When we deposit money in the bank, we receive interest because the bank loans out those funds for investments in homes and businesses. So, too, the federal government “invests” the Trust Fund in college loans, Head Start, transportation projects, basic research, and public structures that benefit all Americans.
Such investments make the future workforce more productive and boost economic growth. In the long run this means more revenue for Social Security. Loans from Social Security also enable the federal government to borrow less from individuals and foreign governments, and to keep personal income and corporate taxes low.
Every year, the Social Security Trustees project the program’s finances 75 years into the future. Doing so requires making numerous assumptions about economic growth, productivity, wages, fertility, longevity, immigration rates, and other factors. Three scenarios are created.
Under the assumptions of the “low cost” scenario, the Trust Fund will never be depleted. Under the “Intermediate” scenario, the Fund is projected to continue growing until 2025. Then Social Security will draw down the Fund as planned. In 2037 the assets of the Trust Fund will be depleted and payroll taxes alone will cover 78% of benefits under the current formula.
By that time everyone will be richer because of continuing gains in productivity. Average wages after accounting for inflation are expected to rise from $43,000 in 2010 to $60,000 in 2037. Typical retirement benefits will increase from $17,676 to $24,700 annually. If the Trust Fund is exhausted in 2037, payroll taxes alone would cover benefits averaging about $1,600 more than today’s typical retiree receives after inflation.
If the Fund does run out, Congress could eliminate the arbitrary cap on income subject to payroll taxes (currently $106,800) or adopt some other strategy to maintain the promised level of benefits.
The loudest advocates for reducing Social Security benefits seem to be saying, “To avoid having to cut benefits in the future, we should cut benefits for future recipients now.” What cutting future benefits now really does is allow tax rates on the wealthiest to remain at historic lows.
The Bush tax cuts set the federal income tax on the wealthiest lower than at any point since 1931, except for the years from 1988 to 1992. The Congressional Budget Office says those tax cuts have already increased the deficit by $1.6 trillion, and if extended, will keep future federal revenues well below anticipated expenses – including the cost of making good on the Social Security Trust Fund.
Some argue we must cut benefits because people are living longer. But raising the retirement age or otherwise cutting benefits is both unnecessary and certain to cause hardship. Ongoing increases in productivity mean workers in coming decades will have higher standards of living and be able to support more retirees – just as today a few farmers can feed many urbanites. And people who are in physically demanding jobs or who face early disability often cannot work even to age 65, let alone to 70.

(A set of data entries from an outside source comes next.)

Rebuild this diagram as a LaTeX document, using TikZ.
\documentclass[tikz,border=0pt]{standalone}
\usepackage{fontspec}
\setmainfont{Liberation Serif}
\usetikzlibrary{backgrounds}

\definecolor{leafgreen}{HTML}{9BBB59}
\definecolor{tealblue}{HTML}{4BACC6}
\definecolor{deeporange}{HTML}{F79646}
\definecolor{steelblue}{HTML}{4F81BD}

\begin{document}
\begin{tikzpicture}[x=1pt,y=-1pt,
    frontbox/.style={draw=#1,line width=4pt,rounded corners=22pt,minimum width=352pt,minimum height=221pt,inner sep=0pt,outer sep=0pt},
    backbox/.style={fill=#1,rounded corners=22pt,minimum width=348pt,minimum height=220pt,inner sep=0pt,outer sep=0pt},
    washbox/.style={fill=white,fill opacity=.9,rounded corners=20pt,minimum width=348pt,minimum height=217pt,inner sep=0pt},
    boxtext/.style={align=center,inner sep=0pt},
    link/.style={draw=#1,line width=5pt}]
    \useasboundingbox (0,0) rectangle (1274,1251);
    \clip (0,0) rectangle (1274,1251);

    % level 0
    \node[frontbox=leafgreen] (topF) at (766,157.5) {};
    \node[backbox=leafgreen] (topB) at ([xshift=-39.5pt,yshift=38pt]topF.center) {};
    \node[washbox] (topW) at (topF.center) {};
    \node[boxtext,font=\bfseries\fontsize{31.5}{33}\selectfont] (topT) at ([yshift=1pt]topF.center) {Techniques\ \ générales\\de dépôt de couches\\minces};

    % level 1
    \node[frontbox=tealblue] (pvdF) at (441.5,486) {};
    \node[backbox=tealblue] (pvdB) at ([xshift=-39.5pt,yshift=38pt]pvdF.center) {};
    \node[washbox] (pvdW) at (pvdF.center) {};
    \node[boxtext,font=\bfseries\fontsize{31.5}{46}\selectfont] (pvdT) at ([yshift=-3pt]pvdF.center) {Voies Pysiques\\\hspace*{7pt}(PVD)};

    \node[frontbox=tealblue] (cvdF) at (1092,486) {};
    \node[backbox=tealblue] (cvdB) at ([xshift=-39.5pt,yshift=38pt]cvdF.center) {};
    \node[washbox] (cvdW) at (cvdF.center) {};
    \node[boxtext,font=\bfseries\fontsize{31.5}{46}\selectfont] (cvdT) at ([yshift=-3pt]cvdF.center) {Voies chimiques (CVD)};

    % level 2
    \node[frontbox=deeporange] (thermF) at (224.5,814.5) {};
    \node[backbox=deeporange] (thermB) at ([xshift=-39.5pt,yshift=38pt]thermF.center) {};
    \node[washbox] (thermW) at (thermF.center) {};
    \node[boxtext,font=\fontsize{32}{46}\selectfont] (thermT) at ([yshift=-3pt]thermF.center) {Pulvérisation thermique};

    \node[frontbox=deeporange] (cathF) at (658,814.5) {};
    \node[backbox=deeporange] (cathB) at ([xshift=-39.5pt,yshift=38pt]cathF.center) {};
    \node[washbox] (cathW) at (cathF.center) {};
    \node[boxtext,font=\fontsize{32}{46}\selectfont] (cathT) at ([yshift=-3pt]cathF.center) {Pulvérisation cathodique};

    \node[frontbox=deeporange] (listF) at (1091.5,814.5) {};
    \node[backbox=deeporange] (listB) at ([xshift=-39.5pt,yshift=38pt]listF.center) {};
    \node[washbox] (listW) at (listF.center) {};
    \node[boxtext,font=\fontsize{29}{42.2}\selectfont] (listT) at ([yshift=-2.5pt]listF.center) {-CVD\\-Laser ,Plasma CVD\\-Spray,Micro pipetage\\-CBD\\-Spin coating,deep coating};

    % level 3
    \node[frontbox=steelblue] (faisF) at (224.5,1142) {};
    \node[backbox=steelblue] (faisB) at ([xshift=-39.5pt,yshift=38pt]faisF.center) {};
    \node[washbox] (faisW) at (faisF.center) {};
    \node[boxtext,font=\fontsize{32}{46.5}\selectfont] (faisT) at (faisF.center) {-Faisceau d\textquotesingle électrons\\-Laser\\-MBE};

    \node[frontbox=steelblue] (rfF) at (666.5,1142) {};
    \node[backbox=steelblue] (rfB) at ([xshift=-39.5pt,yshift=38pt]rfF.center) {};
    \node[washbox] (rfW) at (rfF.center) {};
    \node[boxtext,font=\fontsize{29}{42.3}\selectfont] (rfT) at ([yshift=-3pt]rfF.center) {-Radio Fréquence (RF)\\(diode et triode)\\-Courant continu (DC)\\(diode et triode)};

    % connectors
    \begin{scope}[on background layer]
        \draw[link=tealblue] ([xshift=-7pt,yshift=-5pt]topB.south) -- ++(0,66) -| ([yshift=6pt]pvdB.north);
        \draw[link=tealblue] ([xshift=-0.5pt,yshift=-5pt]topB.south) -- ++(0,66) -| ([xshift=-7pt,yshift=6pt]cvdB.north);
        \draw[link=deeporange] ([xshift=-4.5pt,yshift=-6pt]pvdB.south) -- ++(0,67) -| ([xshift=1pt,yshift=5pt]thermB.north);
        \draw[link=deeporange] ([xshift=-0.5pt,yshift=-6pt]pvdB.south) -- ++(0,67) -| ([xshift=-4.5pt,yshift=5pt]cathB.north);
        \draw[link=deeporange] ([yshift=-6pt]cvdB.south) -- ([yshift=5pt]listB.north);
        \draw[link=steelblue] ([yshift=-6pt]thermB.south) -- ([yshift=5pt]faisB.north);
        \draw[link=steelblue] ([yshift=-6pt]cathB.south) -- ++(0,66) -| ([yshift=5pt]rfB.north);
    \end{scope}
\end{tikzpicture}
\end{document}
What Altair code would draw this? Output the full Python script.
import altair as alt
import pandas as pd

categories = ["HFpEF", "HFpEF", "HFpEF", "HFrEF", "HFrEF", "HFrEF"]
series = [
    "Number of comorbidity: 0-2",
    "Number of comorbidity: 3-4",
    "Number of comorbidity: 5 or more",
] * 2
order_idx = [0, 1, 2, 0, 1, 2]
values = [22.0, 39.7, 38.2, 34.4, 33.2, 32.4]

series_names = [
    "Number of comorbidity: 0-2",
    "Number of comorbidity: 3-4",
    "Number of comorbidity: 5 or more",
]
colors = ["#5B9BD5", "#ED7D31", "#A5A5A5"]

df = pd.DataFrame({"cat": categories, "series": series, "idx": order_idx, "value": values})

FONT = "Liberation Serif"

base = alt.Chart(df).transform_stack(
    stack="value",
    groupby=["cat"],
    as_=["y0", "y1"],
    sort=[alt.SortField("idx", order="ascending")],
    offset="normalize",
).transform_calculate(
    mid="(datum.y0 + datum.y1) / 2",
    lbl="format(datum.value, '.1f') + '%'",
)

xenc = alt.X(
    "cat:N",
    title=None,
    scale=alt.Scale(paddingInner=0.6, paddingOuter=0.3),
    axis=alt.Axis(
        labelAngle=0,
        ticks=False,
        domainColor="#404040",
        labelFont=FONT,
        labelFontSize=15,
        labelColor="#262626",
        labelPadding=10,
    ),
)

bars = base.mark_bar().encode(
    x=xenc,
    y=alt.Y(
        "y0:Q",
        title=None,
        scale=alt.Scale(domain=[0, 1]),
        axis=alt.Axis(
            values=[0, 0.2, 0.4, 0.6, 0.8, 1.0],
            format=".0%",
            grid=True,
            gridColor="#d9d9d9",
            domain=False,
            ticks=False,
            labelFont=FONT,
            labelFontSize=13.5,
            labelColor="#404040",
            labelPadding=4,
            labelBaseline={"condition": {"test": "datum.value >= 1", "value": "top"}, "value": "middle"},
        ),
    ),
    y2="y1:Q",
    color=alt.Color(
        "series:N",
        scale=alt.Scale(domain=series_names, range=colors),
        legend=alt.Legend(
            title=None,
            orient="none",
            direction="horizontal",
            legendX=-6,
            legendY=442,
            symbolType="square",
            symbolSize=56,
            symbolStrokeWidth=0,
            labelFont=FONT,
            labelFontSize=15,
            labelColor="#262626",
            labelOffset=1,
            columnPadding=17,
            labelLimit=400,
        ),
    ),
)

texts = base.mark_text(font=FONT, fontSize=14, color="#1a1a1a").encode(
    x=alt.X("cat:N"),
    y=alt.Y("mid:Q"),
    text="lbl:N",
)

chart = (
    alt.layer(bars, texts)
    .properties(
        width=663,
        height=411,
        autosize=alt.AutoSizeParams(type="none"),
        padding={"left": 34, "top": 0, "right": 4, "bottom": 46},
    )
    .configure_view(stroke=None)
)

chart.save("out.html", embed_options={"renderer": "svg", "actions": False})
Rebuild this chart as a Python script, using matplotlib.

Rather than debating cuts, we should focus on ways to increase benefits for those who are struggling. People of color and women are especially likely to be poor or near poor in their later years. Both groups earn far less than white men and have less access to pensions. Women also live five years longer than men on average, and take more time out of the labor force for family care.
Social Security could be strengthened by:
• Increasing benefits for the lowest income earners;
• Increasing benefits for a surviving spouse to 75% of the couple’s pre-death benefit;
• Providing Family Care Credits; and
• Treating state-recognized same-sex couples and their families equally with heterosexual couples.
A well-orchestrated and lavishly-funded misinformation campaign by Social Security’s opponents, echoed by opportunistic politicians and rarely examined by the media, has convinced most Americans that Social Security is going bankrupt. A proactive campaign of positive reforms is the best way to reach the public with the truth.
Social Security is more important now than ever. Traditional pensions have all but disappeared. Assets have evaporated. Half the workforce has no retirement plan other than Social Security.
We can never predict who will become disabled, who will die young leaving behind dependent children, or who will live to be 100. But we do know that every year a certain percentage of Americans face these challenges.
Social Security is there for the lucky and the unlucky. It is there for all of us. It will continue to be there only if we fight to protect it.